Rows from a dataset of charts and code:
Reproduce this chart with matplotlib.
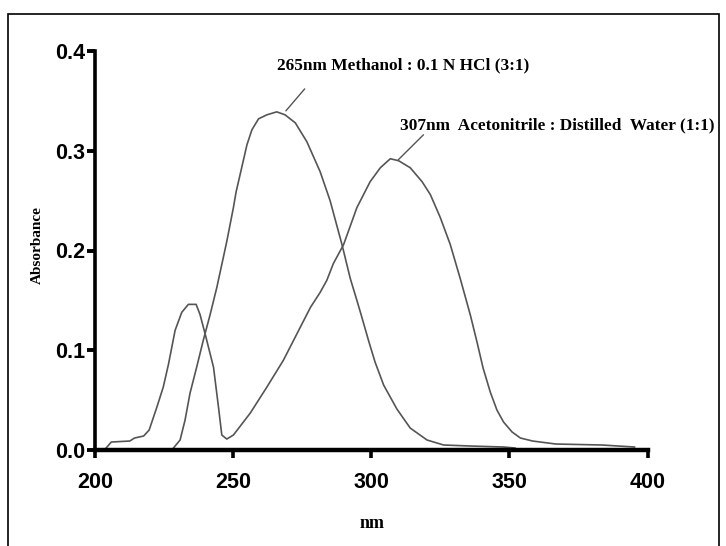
import matplotlib
matplotlib.use("Agg")
import matplotlib.pyplot as plt
from matplotlib.patches import Rectangle

# Methanol : 0.1 N HCl (3:1), peak 265 nm
wl_meoh = [227.8, 230.8, 232.6, 234.4, 236.8, 239.2, 241.7, 244.1, 247.7, 250.1,
           251.1, 253.1, 255.0, 256.8, 259.2, 262.2, 265.8, 268.8, 272.5, 276.7,
           281.5, 285.1, 289.4, 292.4, 294.8, 296.4, 299.2, 301.4, 304.5, 309.3,
           314.1, 320.2, 326.2, 335.9, 347.9, 352.0]
ab_meoh = [0.0, 0.010, 0.030, 0.057, 0.083, 0.110, 0.136, 0.163, 0.209, 0.243,
           0.259, 0.283, 0.306, 0.321, 0.332, 0.336, 0.339, 0.336, 0.328, 0.309,
           0.279, 0.250, 0.206, 0.172, 0.150, 0.135, 0.108, 0.088, 0.065, 0.041,
           0.022, 0.010, 0.005, 0.004, 0.003, 0.002]

# Acetonitrile : Distilled Water (1:1), peak 307 nm
wl_acn = [203.4, 205.9, 212.6, 214.3, 217.6, 219.6, 222.4, 224.7, 226.6, 229.0,
          231.4, 233.8, 236.6, 238.0, 239.9, 242.9, 244.7, 245.9, 247.7, 250.1,
          256.2, 262.2, 268.2, 274.3, 278.0, 281.5, 283.9, 286.3, 290.0, 294.8,
          299.6, 303.3, 306.9, 309.9, 314.1, 318.4, 321.4, 325.0, 328.6, 332.2,
          335.9, 338.3, 340.5, 343.1, 345.5, 347.9, 351.0, 354.0, 358.4, 366.8,
          383.5, 395.3]
ab_acn = [0.0, 0.008, 0.009, 0.012, 0.014, 0.020, 0.043, 0.063, 0.086, 0.120,
          0.138, 0.146, 0.146, 0.136, 0.116, 0.083, 0.043, 0.015, 0.011, 0.015,
          0.037, 0.063, 0.090, 0.123, 0.143, 0.158, 0.170, 0.187, 0.206, 0.243,
          0.269, 0.283, 0.292, 0.290, 0.283, 0.269, 0.256, 0.233, 0.206, 0.172,
          0.135, 0.108, 0.082, 0.058, 0.040, 0.028, 0.018, 0.012, 0.009, 0.006,
          0.005, 0.003]

x_ticks = [200, 250, 300, 350, 400]
y_ticks = [0.0, 0.1, 0.2, 0.3, 0.4]

label_meoh = "265nm Methanol : 0.1 N HCl (3:1)"
label_acn = "307nm  Acetonitrile : Distilled  Water (1:1)"

W, H = 726, 546
fig = plt.figure(figsize=(W / 100, H / 100), dpi=100)
ax = fig.add_axes([95 / W, 1 - 450 / H, 552.5 / W, 399 / H])

line_col = "#555555"
ax.plot(wl_meoh, ab_meoh, color=line_col, lw=1.2)
ax.plot(wl_acn, ab_acn, color=line_col, lw=1.2)

ax.set_xlim(200, 400)
ax.set_ylim(0, 0.4)
ax.set_xticks(x_ticks)
ax.set_yticks(y_ticks)
ax.set_yticklabels(["%.1f" % v for v in y_ticks])

for s in ["top", "right"]:
    ax.spines[s].set_visible(False)
ax.spines["left"].set_linewidth(2.6)
ax.spines["bottom"].set_linewidth(3.2)
ax.tick_params(axis="x", length=6, width=2.6, pad=10)
ax.tick_params(axis="y", length=6, width=2.8, pad=1)
for lab in ax.get_xticklabels() + ax.get_yticklabels():
    lab.set_fontfamily(["Liberation Sans", "DejaVu Sans"])
    lab.set_fontweight("bold")
    lab.set_fontsize(15.5)

serif = ["Liberation Serif", "DejaVu Serif"]
fig.text(37 / W, 1 - 245 / H, "Absorbance", rotation=90, ha="center", va="center",
         family=serif, fontweight="bold", fontsize=11)
fig.text(372 / W, 1 - 523 / H, "nm", ha="center", va="center",
         family=serif, fontweight="bold", fontsize=13)

# annotation labels with leader lines
fig.text(277 / W, 1 - 65 / H, label_meoh, ha="left", va="center",
         family=serif, fontweight="bold", fontsize=12.4)
ax.annotate("", xy=(269.1, 0.340), xytext=(275.9, 0.362),
            arrowprops=dict(arrowstyle="-", color=line_col, lw=1, shrinkA=0, shrinkB=0))
fig.text(400 / W, 1 - 125 / H, label_acn, ha="left", va="center",
         family=serif, fontweight="bold", fontsize=12.4)
ax.annotate("", xy=(309.8, 0.291), xytext=(318.9, 0.316),
            arrowprops=dict(arrowstyle="-", color=line_col, lw=1, shrinkA=0, shrinkB=0))

# outer frame of the figure
fig.patches.append(Rectangle((8 / W, -0.02), 711 / W, 1 - 14 / H + 0.02,
                             transform=fig.transFigure, fill=False,
                             edgecolor="black", lw=1.2))

fig.savefig("out.png", dpi=100)
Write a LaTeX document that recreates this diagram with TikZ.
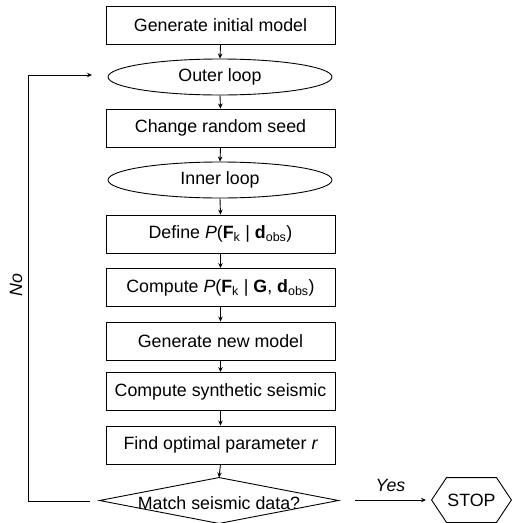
\documentclass[tikz,border=0pt]{standalone}
\usepackage{fontspec}
\setmainfont{Liberation Sans}
\usetikzlibrary{arrows.meta,shapes.geometric}
\begin{document}
\begin{tikzpicture}[x=1pt,y=-1pt,
  font=\fontsize{17.8pt}{21pt}\selectfont,
  line width=0.9pt,
  flowbox/.style={draw, rectangle, minimum width=229pt, minimum height=38pt, inner sep=0pt},
  loopnode/.style={draw, ellipse, minimum width=224pt, minimum height=36pt, inner sep=0pt},
  plain/.style={inner sep=0pt},
  arr/.style={-{Stealth[length=5pt,width=4.5pt]}}]
\useasboundingbox (0,0) rectangle (512,523);

% main chain
\node[flowbox]  (init)  at (220.5,25.5) {Generate initial model};
\node[loopnode] (outer) at (220,77)     {Outer loop};
\node[flowbox]  (seed)  at (220.5,128)  {Change random seed};
\node[loopnode] (inner) at (220,180)    {Inner loop};
\node[flowbox]  (def)   at (220.5,234)  {Define {\itshape P}({\bfseries F}\textsubscript{k} | {\bfseries d}\textsubscript{obs})};
\node[flowbox]  (comp)  at (220.5,287.5) {Compute {\itshape P}({\bfseries F}\textsubscript{k} | {\bfseries G}, {\bfseries d}\textsubscript{obs})};
\node[flowbox]  (gen)   at (220.5,341)  {Generate new model};
\node[flowbox]  (syn)   at (220.5,391.5) {Compute synthetic seismic};
\node[flowbox]  (opt)   at (220.5,445)  {Find optimal parameter {\itshape r}};

% decision diamond
\node[plain, minimum width=238pt, minimum height=45pt] (match) at (219,500.5) {};
\draw (match.west) -- (match.north) -- (match.east) -- (match.south) -- cycle;
\node[plain] (matchtxt) at (219,503) {Match seismic data?};

% terminal hexagon
\node[plain, minimum width=79pt, minimum height=44pt] (stop) at (471.5,500) {STOP};
\draw (stop.west) -- ([xshift=15pt]stop.north west) -- ([xshift=-15pt]stop.north east)
  -- (stop.east) -- ([xshift=-15pt]stop.south east) -- ([xshift=15pt]stop.south west) -- cycle;

% downward flow
\foreach \a/\b in {init/outer, outer/seed, seed/inner, inner/def, def/comp,
                   comp/gen, gen/syn, syn/opt, opt/match}
  \draw[arr] (\a.south) -- (\b.north);

% yes branch
\coordinate (yesA) at (355,500);
\coordinate (yesB) at (426,500);
\draw[arr] (yesA) -- node[above=5pt, font=\fontsize{17.8pt}{21pt}\selectfont\itshape] {Yes} (yesB);

% no branch back to the outer loop
\coordinate (noA) at (90,501);
\coordinate (noB) at (28,501);
\coordinate (noC) at (28,75);
\coordinate (noD) at (92,75);
\draw[arr] (noA) -- (noB) -- (noC) -- (noD);
\node[plain, rotate=90, font=\fontsize{17.8pt}{21pt}\selectfont\itshape] (nolab) at (16,285) {No};
\end{tikzpicture}
\end{document}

TASK PROMPT:
Search the material above for "with". Pull out each line where it shows up.

SOLUTION FOR THIS PROBLEM:
Reproduce this chart with matplotlib.
# annotation labels with leader lines
Write a LaTeX document that recreates this diagram with TikZ.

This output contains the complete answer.